The Children as Heroes: Innocence Against Tyranny
The town’s children emerge as the unlikely heroes, a recurring motif in anti-totalitarian literature and cinema. (Positive adults are the children’s friends: their schoolteacher, and a man who serves as a kind of town storyteller.) Their innocence allows them to see truth unclouded by adult compromises or self-deception. When the adults, alarmed by the cat’s revelations, seek to neutralize its power, the children resist, rallying under banners adorned with the cat’s image. The children’s cat banners echo the visual propaganda of Stalin, Marx, and Lenin but are transformed into emblems of freedom and defiance. The authoritarians capture and want to kill the cat. But they don’t dare. The children’s spontaneous uprising reflects the hope for a purer future, untethered from the dogmas and hypocrisies of the older generation.
Pied Piper Echoes and Cultural Rebellion
The film’s parallels to the Pied Piper legend underscore its commentary on societal corruption. In this case, however, the Piper (embodied by the magician and his cat) does not steal the children but empowers them to confront injustice. The subversion of this narrative reflects the Czechoslovak people’s desire to resist authoritarian manipulation. Rather than serving as instruments of destruction or chaos, the cat and the magician awaken latent truths and inspire moral clarity.
Independent Cinema Behind the Iron Curtain
The mere existence of The Cassandra Cat as an independent and critical work within a communist state testifies to the complexities of Czechoslovak cultural production at the time. The early 1960s saw a brief period of creative experimentation, yet this freedom remained precarious. While Jasný’s film garnered international acclaim, including a Special Jury Prize at Cannes, its themes of dissent ensured that it faced scrutiny at home. Like many films of the era, it walked a fine line between artistic expression and political censorship. Its survival and distribution reflected the regime’s occasional willingness to tolerate art that superficially conformed while subtly challenging authority.

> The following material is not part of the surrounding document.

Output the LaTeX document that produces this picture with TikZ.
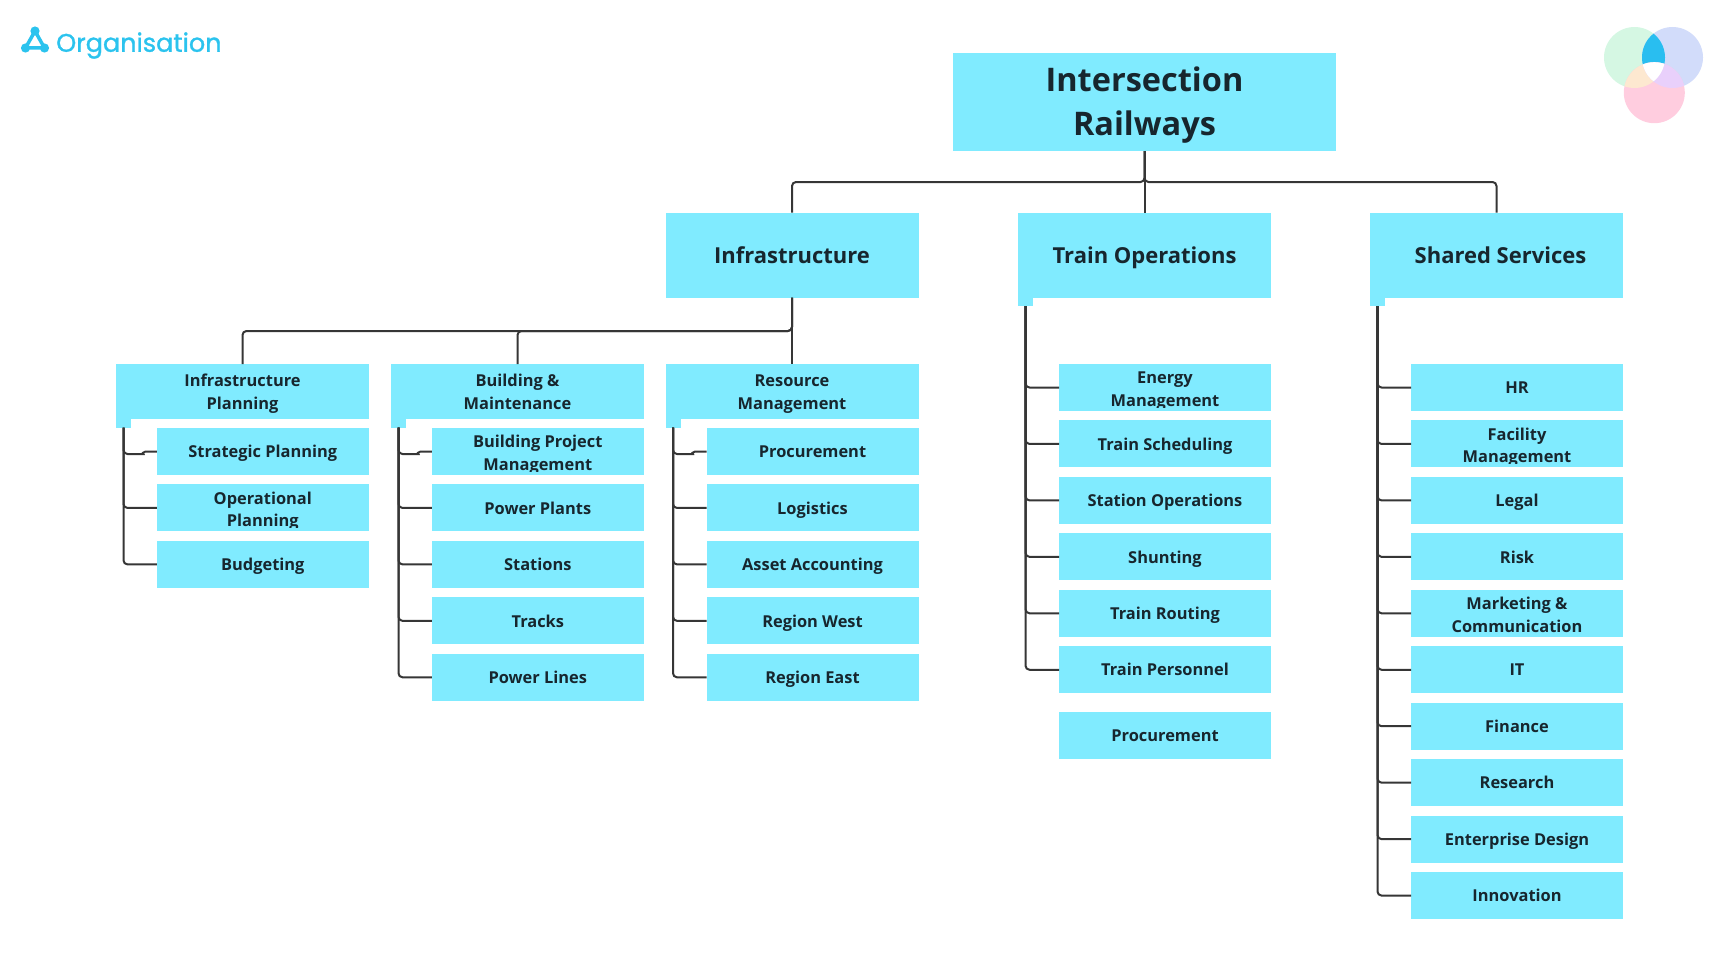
\documentclass[tikz,border=0pt]{standalone}
\usepackage{fontspec}
\setmainfont{Open Sans}
\newfontfamily\logofont{Poppins}[FakeBold = 1.2]

\definecolor{boxblue}{HTML}{80EBFF}
\definecolor{inktext}{HTML}{17262E}
\definecolor{linkgray}{HTML}{363636}
\definecolor{logoblue}{HTML}{2BC3EE}
\definecolor{venngreen}{HTML}{D5F7E3}
\definecolor{vennblue}{HTML}{D2DCFA}
\definecolor{vennpink}{HTML}{FFCDDF}
\definecolor{venncyan}{HTML}{29BEF0}
\definecolor{vennpeach}{HTML}{FDE8D0}
\definecolor{vennlilac}{HTML}{E9D0FB}

\tikzset{
	boxbase/.style = {fill = boxblue, text = inktext, align = center, inner sep = 0, outer sep = 0},
	topbox/.style = {boxbase, minimum width = 383, minimum height = 98, font = \fontsize{32.5}{43.5}\selectfont\bfseries, text height = 66, text depth = 0},
	mainbox/.style = {boxbase, minimum width = 253, minimum height = 85, font = \fontsize{22}{30}\selectfont\bfseries, text height = 27.5, text depth = 10},
	subbox/.style = {boxbase, minimum width = 253, minimum height = 55, font = \fontsize{16.4}{23}\selectfont\bfseries, text height = 36, text depth = 0},
	leafbox/.style = {boxbase, minimum width = 212, minimum height = 47, font = \fontsize{16.4}{22.7}\selectfont\bfseries, text height = 18.4, text depth = 6},
	leaftwo/.style = {leafbox, text height = 37.5, text depth = 0},
	tabbox/.style = {fill = boxblue, inner sep = 0, outer sep = 0, minimum width = 15, minimum height = 8.5},
	link/.style = {draw = linkgray, line width = 2, rounded corners = 4},
}

\begin{document}
\begin{tikzpicture}[x = 1pt, y = -1pt]
	\useasboundingbox (0, 0) rectangle (1733, 974);
	
	%	logo
	\coordinate (logotop) at (35, 31);
	\coordinate (logoleft) at (25.5, 48);
	\coordinate (logoright) at (44.5, 48);
	\draw[logoblue, line width = 3.5] (logotop) -- (logoleft) -- (logoright) -- cycle;
	\foreach \spot in {logotop, logoleft, logoright}
		\fill[logoblue] (\spot) circle (4.6);
	\node[anchor = west, inner sep = 0, text = logoblue, font = \logofont\fontsize{25.5}{32}\selectfont] (logotext) at (56, 45.5) {Organisation};
	
	%	venn
	\def\vr{30.5}
	\coordinate (vgreen) at (1634.5, 57.5);
	\coordinate (vblue) at (1672.5, 57.5);
	\coordinate (vpink) at (1654.3, 92.7);
	\fill[venngreen] (vgreen) circle (\vr);
	\fill[vennblue] (vblue) circle (\vr);
	\fill[vennpink] (vpink) circle (\vr);
	\begin{scope}
		\clip (vgreen) circle (\vr);
		\fill[venncyan] (vblue) circle (\vr);
		\fill[vennpeach] (vpink) circle (\vr);
	\end{scope}
	\begin{scope}
		\clip (vblue) circle (\vr);
		\fill[vennlilac] (vpink) circle (\vr);
		\clip (vgreen) circle (\vr);
		\fill[white] (vpink) circle (\vr);
	\end{scope}
	
	%	top levels
	\node[topbox] (title) at (1144.5, 102) {Intersection\\Railways};
	\node[mainbox] (infra) at (792, 255) {Infrastructure};
	\node[mainbox] (trainops) at (1144.5, 255) {Train Operations};
	\node[mainbox] (shared) at (1496.5, 255) {\hspace{8pt}Shared Services};
	
	\node[subbox] (plan) at (242.5, 391.5) {Infrastructure\\Planning};
	\node[subbox] (build) at (517.5, 391.5) {Building \&\\Maintenance};
	\node[subbox] (resrc) at (792, 391.5) {Resource\\Management};
	
	%	leaves
	\foreach \name/\xpos/\first/\items in {
		plan/262.8/451.5/{leafbox/{Strategic Planning},leaftwo/{Operational\\Planning},leafbox/{Budgeting}},
		build/537.8/451.5/{leaftwo/{Building Project\\Management},leafbox/{Power Plants},leafbox/{Stations},leafbox/{Tracks},leafbox/{Power Lines}},
		resrc/812.5/451.5/{leafbox/{Procurement},leafbox/{Logistics},leafbox/{Asset Accounting},leafbox/{Region West},leafbox/{Region East}},
		trainops/1165/387.5/{leaftwo/{Energy\\Management},leafbox/{Train Scheduling},leafbox/{Station Operations},leafbox/{Shunting},leafbox/{Train Routing},leafbox/{Train Personnel}},
		shared/1517/387.5/{leafbox/{HR},leaftwo/{Facility\\Management},leafbox/{Legal},leafbox/{Risk},leaftwo/{Marketing \&\\Communication},leafbox/{IT},leafbox/{Finance},leafbox/{Research},leafbox/{Enterprise Design},leafbox/{Innovation}}}
	{
		\foreach \kind/\txt [count = \i] in \items
			\node[\kind] (\name\i) at (\xpos, {\first + 56.45*(\i - 1)}) {\txt};
		\node[tabbox, anchor = north west] (\name tab) at (\name.south west) {};
	}
	\node[leafbox] (extra) at (1165, 735) {Procurement};
	
	%	text that runs past the text area of the box
	\foreach \name in {plan2, build1, trainops1, shared2}
		\fill[boxblue] ([yshift = 3pt]\name.south west) rectangle (\name.south east);
	
	%	connectors
	\coordinate (topbus) at (1144.5, 182);
	\coordinate (infrabus) at (792, 331);
	\draw[link] (title.south) -- (topbus) -| (infra.north);
	\draw[link] (title.south) -- (topbus) -| (shared.north);
	\draw[link] (title.south) -- (trainops.north);
	\draw[link] (infra.south) -- (infrabus) -| (plan.north);
	\draw[link] (infra.south) -- (infrabus) -| (build.north);
	\draw[link] (infra.south) -- (resrc.north);
	
	\foreach \name/\first/\last in {plan/2/3, build/2/5, resrc/2/5, trainops/1/6, shared/1/10}
		\foreach \i in {\first, ..., \last}
			\draw[link] (\name tab.south) |- (\name\i.west);
	\foreach \name in {plan, build, resrc}
		\draw[link] (\name tab.south) -- ++(0, 26.5) -- ++(16, 0) [sharp corners] to[out = 0, in = 180] ++(6, -2.5) -- (\name1.west);
\end{tikzpicture}
\end{document}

Comparisons to The Master and Margarita
Jasný’s work bears notable thematic similarities to Mikhail Bulgakov’s The Master and Margarita, another tale of supernatural interventions exposing societal corruption. Both narratives center on magical figures—the magician Woland in Bulgakov’s novel and the conjurer with his cat in The Cassandra Cat—who serve as catalysts for moral reckoning. Yet, where Bulgakov’s satire directly targets Stalinist oppression, with strong Christian themes in contrast, Jasný’s critique is broader, encompassing hypocrisy in both personal and political spheres, with fairy-tale support. While Bulgakov leans into religious allegory and metaphysical struggle, Jasný relies on color-coded revelations and childlike wonder to confront corruption. Both works, however, resist simplistic interpretations, creating allegories rich enough to resonate across cultural and political divides.
Czechoslovakia in Flux
The film arrived at a moment when Czechoslovakia stood on the precipice of reform. Though the 1950s had been marked by harsh repression, the 1960s introduced a wave of cultural and intellectual liberalization, culminating in the Prague Spring of 1968. The Cassandra Cat foreshadowed this yearning for truth and transparency. Yet, it also anticipated the risks of backlash, as Soviet tanks would later quash the Prague Spring’s aspirations. The film’s ambiguous conclusion, with the cat’s fate left uncertain, mirrored the fragile hope of its era—hope that might be extinguished but never entirely erased.
Legacy and Influence
Despite its subversive undertones, The Cassandra Cat achieved enduring popularity, demonstrating art’s ability to slip past ideological barriers. It remains a testament to the resilience of creativity under constraint, inspiring later works that challenge authoritarianism through allegory and humor. Its visual style, with vibrant colors that foreshadow psychological revelations, influenced subsequent films exploring similar themes of hidden truths and societal critique.
Conclusion
The Cassandra Cat endures not merely as a product of its time but as a timeless meditation on truth and illusion. I don’t have the full story—I understand it was a period of liberalization in general, but exactly how and why does it exist? Did the local communist politicians support it? How did the communist country come to give resources to make the project possible? Does it have something to do with Czechoslovakian nationalism(s) against Russian-Soviet domination? If so, it’s submerged or behind the effort of the creators, not the finished movie.
Maybe some were able to argue that anti-authoritarianism was a requirement for better communism—but it’s an airy reach at best. The delightful movie challenges viewers to look beyond superficial appearances, exposing corruption and deception in both personal and political spheres. Through its surreal imagery, moral symbolism, and celebration of children’s honesty—rebellion against adult lies—it stands as a vivid reminder that even under authoritarian regimes, art can serve as a mirror—and a weapon. In doing so, I see it continuing to captivate audiences, urging them to think for themselves, to resist bullies. It shames those with personal faults, with the most shame for whose faults make them convenient participants in oppression. It’s an anti-authoritarian movie from a communist country!
During the movie I wondered if it could of helped our cancel culture problems, if The Cassandra Cat showed here around USA cities in recent years. It reminded me of something the opposite direction, too. I remembered that in the early 1990s, before the fall of the Czechoslovakian communist regime, I read that they broadcast the US film The Caine Mutiny (1954), which defends authority despite its real faults, and with a twist shows the cynical writer character as the chief villain.